Where can you walk from land to a place farthest from land that is still in, say, 4 feet or less of water? Doesn’t matter if it is permanent or tide-dependent, it only matters how deep the waters are at the time you’re wading.
I used to live in Panama. On the Pacific coast the tides are fairly large and the shore is very flat in many areas. We used to beach around here: Google Maps. It was not uncommon to walk out half a mile.
I’m not suggesting this is the world’s greatest distance, but it’s probably a decent start.
The tricky part, and where I may not have answered the question you asked, is that this was when the tide was out and the sand/mud flat was exposed to the air. When the tide was fully in, most of this was in 5-10 feet of water. There certainly was an intermediate time between high and low tide when the whole flat was in 2 to 4 feet of water. But that was a pretty transitory condition. Every couple of months some goofball would take an SUV out there, get stuck, and watch it disappear completely under the sea within 4 hours or so. Oops.
I’ll offer Turnagain Arm, Alaska. It has the largest tides in North America and the mud flats at low tide go out for more than quite a ways.
The Laguna Madre in south Texas is quite shallow, averaging about 3 feet deep, and could be crossed on foot before a waterway was dredged for shipping. It’s widest point is about six miles, so you can wade out about 3 miles at the widest point.
TheSyvash is an extremely shallow swampy sea next to the Sea of Azov. It covers almost 3,000 sq kms, and almost all of it between 0.5-1 metre deep. It’s maximum width is about 50 kms, while it is about 150 kms long. The deepest point anywhere is barely 3 metres.
It is known as the Rotten sea because of the smell of decomposing vegetation in the mud.
Probably somewhere in Adam’s Bridge, aka Rama’s Bridge. Depending on your defitions. Do you count the dry sand on sand banks as land ??
Its sand spit or ismuth formation , from India to Sri Lanka
I always thought the highest tides in the world were in the Bay of Fundy, between New Brunswick and Nova Scotia, Canada.
There are a few places where it is possible to walk out onto mud and sand when the tide is low and be out of sight of land. The tide goes out for several miles. It can be quite disorientating, especially if there is a sea mist. Such places can be deadly because the land is never completely flat, there are channels and you can find yourself isolated on a sand bank with deep water in every direction.
The UK has some very high tidal ranges and there are areas where rivers flow into wide bays and create a coastal landscape dominated by tidal mud flats that extend for many miles. At some times of year there are also tidal waves, only a few are large, but they are enough to cause a tragedy if you are caught several miles from the shore.
There are a lot of factors that determine how far the tide goes out: time of year, time of day, the air pressure, the coastal landscape, the weather. I guess the furthest would persist for only when all of these factors coincide and it may only be for minutes. Whether you can wade back again to safety before you are engulfed by the tide, that is another matter.

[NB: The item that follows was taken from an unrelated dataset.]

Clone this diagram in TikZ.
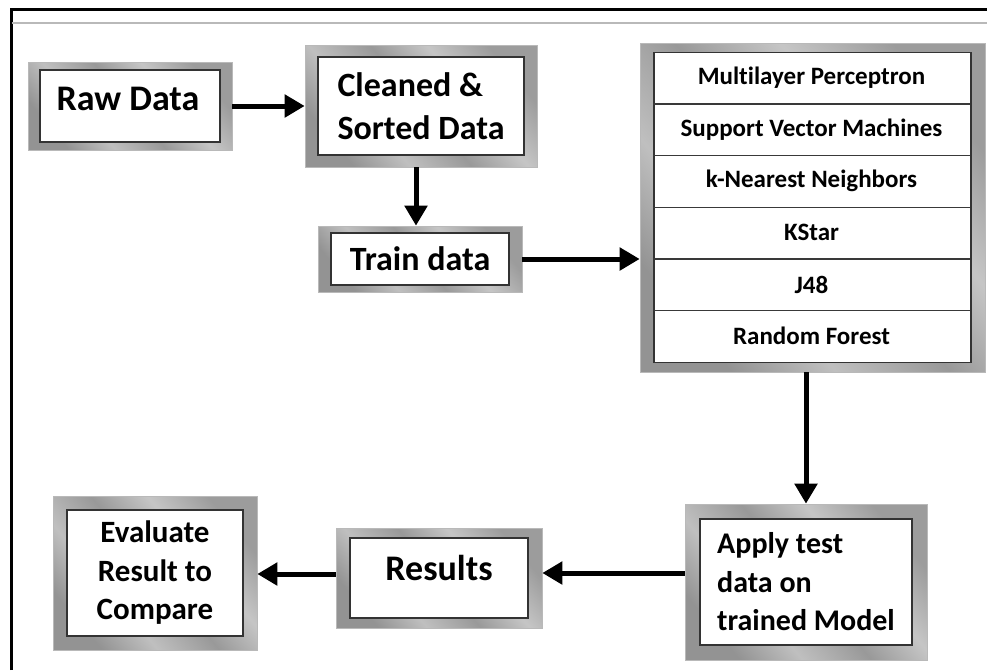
\documentclass[tikz,border=0pt]{standalone}
\usepackage{fontspec}
\setmainfont{Carlito}[Ligatures=NoCommon]
\usetikzlibrary{arrows.meta,calc}
\pgfdeclarehorizontalshading{metal}{100bp}{color(0bp)=(gray!85); color(25bp)=(gray!85); color(37bp)=(gray!50); color(50bp)=(gray!80); color(62bp)=(gray!45); color(75bp)=(gray!78); color(100bp)=(gray!78)}
\tikzset{
  bevel/.style 2 args={shade, shading=metal, shading angle=40, draw=gray!55, line width=0.6pt, inner sep=0pt,
    path picture={\draw[fill=white, draw=gray!40!black, line width=1.4pt]
      ($(path picture bounding box.south west)+(#1,-#2)$) rectangle
      ($(path picture bounding box.north east)+(-#1,#2)$);}},
  bigtxt/.style={font=\bfseries\fontsize{34}{43}\selectfont},
  hugetxt/.style={font=\bfseries\fontsize{36}{43}\selectfont},
  midtxt/.style={font=\bfseries\fontsize{31}{38.5}\selectfont},
  aptxt/.style={font=\bfseries\fontsize{30}{38.5}\selectfont},
  rowtxt/.style={font=\bfseries\fontsize{25}{28}\selectfont, minimum width=317pt, minimum height=51.67pt, inner sep=0pt},
  arr/.style={line width=5pt, -{Triangle[length=20pt,width=22pt]}},
  sep/.style={draw=gray!45!black, line width=1.4pt}
}
\begin{document}
\begin{tikzpicture}[x=1pt,y=-1pt]
\useasboundingbox (0,0) rectangle (987,670);
% page frame
\draw[line width=3pt] (11,670) -- (11,9) -- (987,9);
\draw[gray!55, line width=2pt] (12,23) -- (987,23);
% boxes
\node[bevel={12}{8}, minimum width=204pt, minimum height=88pt] (raw) at (130,106) {};
\node[hugetxt, inner sep=0pt] (rawt) at (128,99) {Raw Data};
\node[bevel={13}{12}, minimum width=232pt, minimum height=122pt, bigtxt, align=left] (clean) at (421,106) {Cleaned \&\\Sorted Data};
\node[bevel={13}{7}, minimum width=204pt, minimum height=66pt, bigtxt] (train) at (420,259) {Train data};
\node[bevel={14}{9.5}, minimum width=345pt, minimum height=329pt] (algs) at (812.5,207.5) {};
\node[bevel={15}{15}, minimum width=242pt, minimum height=156pt, aptxt, align=left] (apply) at (806,582) {Apply test\\data on\\trained Model};
\node[bevel={14}{10}, minimum width=206pt, minimum height=100pt] (results) at (439,578) {};
\node[hugetxt, inner sep=0pt] (rest) at (439,568) {Results};
\node[bevel={14}{14}, minimum width=204pt, minimum height=154pt, midtxt, align=center] (eval) at (155,573) {Evaluate\\Result to\\Compare};
% algorithm rows
\node[rowtxt] (r1) at (811.5,77.8) {Multilayer Perceptron};
\node[rowtxt] (r2) at (811.5,129.5) {Support Vector Machines};
\node[rowtxt] (r3) at (811.5,181.2) {k-Nearest Neighbors};
\node[rowtxt] (r4) at (811.5,232.8) {KStar};
\node[rowtxt] (r5) at (811.5,284.5) {J48};
\node[rowtxt] (r6) at (811.5,336.2) {Random Forest};
\foreach \r in {r1,r2,r3,r4,r5}{\draw[sep] (\r.south west) -- (\r.south east);}
% connectors
\draw[arr] (raw.east) -- (clean.west);
\coordinate (c1) at ([xshift=-5pt]clean.south);
\draw[arr] (c1) -- (c1 |- train.north);
\draw[arr] (train.east) -- (train.east -| algs.west);
\draw[arr] (apply.north |- algs.south) -- (apply.north);
\coordinate (a1) at ([yshift=9pt]apply.west);
\draw[arr] (a1) -- (a1 -| results.east);
\coordinate (a2) at ([yshift=4pt]results.west);
\draw[arr] (a2) -- (a2 -| eval.east);
\end{tikzpicture}
\end{document}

A more certain answer would probably be from an enclosed body of water unaffected by tides.
How about 15 km? Mont Saint Michel.
So you are a Fundy mentalist?
I may have the details wrong, but I recall a passage in Erik Larsen’s “Isaac’s Storm” describing an experience by Isaac Cline’s brother Joseph during a severe blue norther to hit south Texas (supposedly the wind was so intense that it blew water out of the arm of a bay between Galveston and the Texas mainland, allowing him to wade a channel normally traversed by ocean-going ships).
Second highest tides in North America after the Bay of Fundy.
A very, very similar thread from earlier this year.
This thread reminds me of one of George Carlin’s news headlines.
“A man who was attempting to walk completely around the world drowned today.”
There is a run, called the “Not Since Moses” run where you can run on the ocean floor in Nova Scotia - yep Bay of Fundy
St Michel is a magical place, also known as Dragonstone Castle in The Game of Thrones.
Here is the view from a drone (or a dragon) during the exceptional low tide of 2015.
They are the highest in the US, but the Bay of Fundy has the highest in the world, up to 53 ft. See Bay of Fundy Tides: The Highest Tides in the World!.
I don’t know how far you can walk at low tide around Mont St. Michel in Normandy but the flood tide is said to be faster than a galloping horse, which suggests that it is running over some very flat ground.
Interesting inputs so far. I was looking for the previous thread but couldn’t find it, and at any rate there are some new candidates. I’d say that temporary location counts even if you cannot safely walk back, but I am on the fence as to whether sandbars count, depending on how water-logged they are.
In the previous thread I was thinking about offering Lake Eyre which when it appears, is on average 5 feet deep and 3668 square miles in area, but I wasn’t sure how much of it was more than 4 feet deep and thus was not walkable into.